Juan Trippe, 66, didn’t even win his varsity letter at Yale and he once admitted ruefully: “I was a guard on a very poor football squad—we lost twice to Harvard and twice to Princeton in my two years.” But the National Football Foundation figured he would have got the “Y” if he hadn’t racked up his back in his sophomore year in 1919. Anyway, he’d run pretty well later on, founding Pan American Airways in 1927. Chairman and chief executive officer of Pan Am, Trippe accepted the foundation’s 1965 Gold Medal Award at the banquet in Manhattan’s Waldorf-Astoria and chuckled: “The selection committee must have gone berserk.”

It irritated some folks in California that Mrs. Ivy Baker Priest, 60, should have all those millions of dollars’ worth of free publicity in her campaign for the Republican nomination for state treasurer. Her real name has been Stevens ever since she married Real Estate Man Sidney Stevens four years ago, griped a Los Angeles registered nurse. Nonsense, said Ivy, “I’ve been using Ivy Baker Priest all along,” because she also has all the U.S. currency printed during the Eisenhower Administration circulating the name, which she signed as U.S. Treasurer. At last, Los Angeles Superior Court Judge Burnett Wolf son ruled that Ivy’s tender old name is legal.

Queen Elizabeth had been Christmas shopping among all the other jostling customers at Harrods department store in London. But when Harrods heard that the Beatles were coming, they arranged a privilege not granted to royalty, allowed the ragmopheads to do their buying after hours behind locked doors.

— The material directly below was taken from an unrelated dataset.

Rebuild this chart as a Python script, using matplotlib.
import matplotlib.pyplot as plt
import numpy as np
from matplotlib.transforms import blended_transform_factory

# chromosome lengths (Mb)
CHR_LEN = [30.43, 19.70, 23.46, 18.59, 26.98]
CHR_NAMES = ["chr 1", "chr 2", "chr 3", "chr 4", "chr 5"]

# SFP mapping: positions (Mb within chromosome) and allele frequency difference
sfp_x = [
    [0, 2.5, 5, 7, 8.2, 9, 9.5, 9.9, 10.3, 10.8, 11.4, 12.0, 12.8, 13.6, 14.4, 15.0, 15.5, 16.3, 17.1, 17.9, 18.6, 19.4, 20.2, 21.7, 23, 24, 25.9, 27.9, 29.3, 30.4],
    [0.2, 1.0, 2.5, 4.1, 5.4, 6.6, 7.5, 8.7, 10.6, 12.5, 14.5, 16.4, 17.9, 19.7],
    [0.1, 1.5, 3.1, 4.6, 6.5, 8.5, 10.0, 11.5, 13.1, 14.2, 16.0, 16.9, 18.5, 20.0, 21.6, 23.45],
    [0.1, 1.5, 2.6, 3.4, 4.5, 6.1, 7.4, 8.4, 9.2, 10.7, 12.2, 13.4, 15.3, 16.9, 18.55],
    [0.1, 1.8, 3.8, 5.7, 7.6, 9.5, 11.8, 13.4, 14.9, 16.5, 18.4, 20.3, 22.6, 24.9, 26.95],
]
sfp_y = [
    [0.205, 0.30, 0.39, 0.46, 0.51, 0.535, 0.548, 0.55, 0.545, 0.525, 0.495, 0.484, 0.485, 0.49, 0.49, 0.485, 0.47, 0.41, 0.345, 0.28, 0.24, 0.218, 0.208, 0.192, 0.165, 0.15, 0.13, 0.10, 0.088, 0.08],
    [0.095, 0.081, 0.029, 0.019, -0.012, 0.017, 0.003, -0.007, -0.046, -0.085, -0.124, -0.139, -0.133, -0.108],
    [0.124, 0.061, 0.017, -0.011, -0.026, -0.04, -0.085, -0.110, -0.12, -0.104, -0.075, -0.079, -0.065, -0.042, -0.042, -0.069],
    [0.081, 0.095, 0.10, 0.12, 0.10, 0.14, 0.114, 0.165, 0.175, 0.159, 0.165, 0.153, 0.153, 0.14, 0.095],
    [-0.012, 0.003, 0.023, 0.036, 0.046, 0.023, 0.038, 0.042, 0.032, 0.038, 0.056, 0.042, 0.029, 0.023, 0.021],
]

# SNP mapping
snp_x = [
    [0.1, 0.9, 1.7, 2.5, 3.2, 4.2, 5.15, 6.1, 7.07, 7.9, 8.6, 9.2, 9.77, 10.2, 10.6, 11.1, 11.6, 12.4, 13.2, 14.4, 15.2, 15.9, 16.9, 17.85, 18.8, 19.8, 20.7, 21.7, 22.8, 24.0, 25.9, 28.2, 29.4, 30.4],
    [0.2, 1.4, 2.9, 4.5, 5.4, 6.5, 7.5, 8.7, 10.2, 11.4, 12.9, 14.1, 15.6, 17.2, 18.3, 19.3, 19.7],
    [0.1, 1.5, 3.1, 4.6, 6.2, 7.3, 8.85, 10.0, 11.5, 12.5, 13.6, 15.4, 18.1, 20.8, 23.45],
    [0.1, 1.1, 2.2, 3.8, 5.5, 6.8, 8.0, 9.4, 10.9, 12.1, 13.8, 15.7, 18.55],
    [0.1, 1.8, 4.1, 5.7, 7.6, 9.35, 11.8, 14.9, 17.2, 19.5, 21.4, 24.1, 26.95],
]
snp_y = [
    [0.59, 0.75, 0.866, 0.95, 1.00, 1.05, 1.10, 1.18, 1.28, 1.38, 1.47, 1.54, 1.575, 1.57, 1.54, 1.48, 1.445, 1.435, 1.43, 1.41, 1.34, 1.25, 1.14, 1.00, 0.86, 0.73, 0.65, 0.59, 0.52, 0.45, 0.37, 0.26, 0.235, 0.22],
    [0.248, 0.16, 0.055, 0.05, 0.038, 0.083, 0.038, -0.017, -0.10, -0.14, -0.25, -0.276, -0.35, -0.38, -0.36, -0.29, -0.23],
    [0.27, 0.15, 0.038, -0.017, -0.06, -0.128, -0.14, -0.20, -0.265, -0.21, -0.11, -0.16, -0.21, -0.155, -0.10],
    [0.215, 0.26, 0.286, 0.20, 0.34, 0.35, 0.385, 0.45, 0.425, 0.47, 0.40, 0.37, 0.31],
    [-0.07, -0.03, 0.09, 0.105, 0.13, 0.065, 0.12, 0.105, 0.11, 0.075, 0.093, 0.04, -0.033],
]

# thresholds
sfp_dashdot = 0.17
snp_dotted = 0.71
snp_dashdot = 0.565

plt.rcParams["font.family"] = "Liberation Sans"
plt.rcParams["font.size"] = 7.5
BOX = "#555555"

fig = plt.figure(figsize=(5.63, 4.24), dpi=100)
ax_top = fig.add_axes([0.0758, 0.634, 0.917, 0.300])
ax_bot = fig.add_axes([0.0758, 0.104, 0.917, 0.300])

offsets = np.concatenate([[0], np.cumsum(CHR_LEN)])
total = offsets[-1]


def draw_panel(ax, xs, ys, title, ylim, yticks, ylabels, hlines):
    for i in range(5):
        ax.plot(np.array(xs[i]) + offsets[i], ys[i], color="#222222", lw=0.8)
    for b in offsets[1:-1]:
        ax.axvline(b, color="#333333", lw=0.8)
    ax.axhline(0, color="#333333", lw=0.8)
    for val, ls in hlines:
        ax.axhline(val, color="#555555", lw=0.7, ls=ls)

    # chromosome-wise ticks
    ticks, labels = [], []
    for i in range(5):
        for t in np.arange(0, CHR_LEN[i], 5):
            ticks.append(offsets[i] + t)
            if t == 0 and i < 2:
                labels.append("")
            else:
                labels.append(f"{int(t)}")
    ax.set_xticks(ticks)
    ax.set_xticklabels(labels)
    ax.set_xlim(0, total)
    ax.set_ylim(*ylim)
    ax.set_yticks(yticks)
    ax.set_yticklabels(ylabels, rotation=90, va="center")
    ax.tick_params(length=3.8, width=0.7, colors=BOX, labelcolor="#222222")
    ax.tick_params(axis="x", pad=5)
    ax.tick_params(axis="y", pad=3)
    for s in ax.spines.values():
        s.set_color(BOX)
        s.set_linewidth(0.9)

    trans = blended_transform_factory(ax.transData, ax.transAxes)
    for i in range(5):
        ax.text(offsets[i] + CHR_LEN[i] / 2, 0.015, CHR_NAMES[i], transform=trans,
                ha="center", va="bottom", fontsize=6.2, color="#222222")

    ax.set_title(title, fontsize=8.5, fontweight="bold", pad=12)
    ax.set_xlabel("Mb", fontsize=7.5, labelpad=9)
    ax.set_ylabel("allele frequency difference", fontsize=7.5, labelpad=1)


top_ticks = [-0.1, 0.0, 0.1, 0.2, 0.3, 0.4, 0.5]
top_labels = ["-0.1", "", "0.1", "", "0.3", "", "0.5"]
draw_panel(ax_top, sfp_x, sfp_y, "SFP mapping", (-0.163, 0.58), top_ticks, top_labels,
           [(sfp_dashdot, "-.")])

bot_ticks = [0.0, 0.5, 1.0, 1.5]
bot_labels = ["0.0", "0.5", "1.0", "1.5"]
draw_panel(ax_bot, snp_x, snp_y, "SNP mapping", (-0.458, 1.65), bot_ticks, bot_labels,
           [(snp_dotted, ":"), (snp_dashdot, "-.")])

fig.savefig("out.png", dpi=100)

While Harrods thus averted a mob scene, the boys were having trouble staging a riot sale on their own goodies. “Beatle John Lennon wishes to dispose of his 1965 Ferrari 330GT,” went the ad in the New York Times, and just below, there was Beatle George Harrison wishing to dispose of his 1965 Aston Martin DB5 Saloon. Sad to say, none of the faithful has so far been able to squeak together the total asking price of $27,580.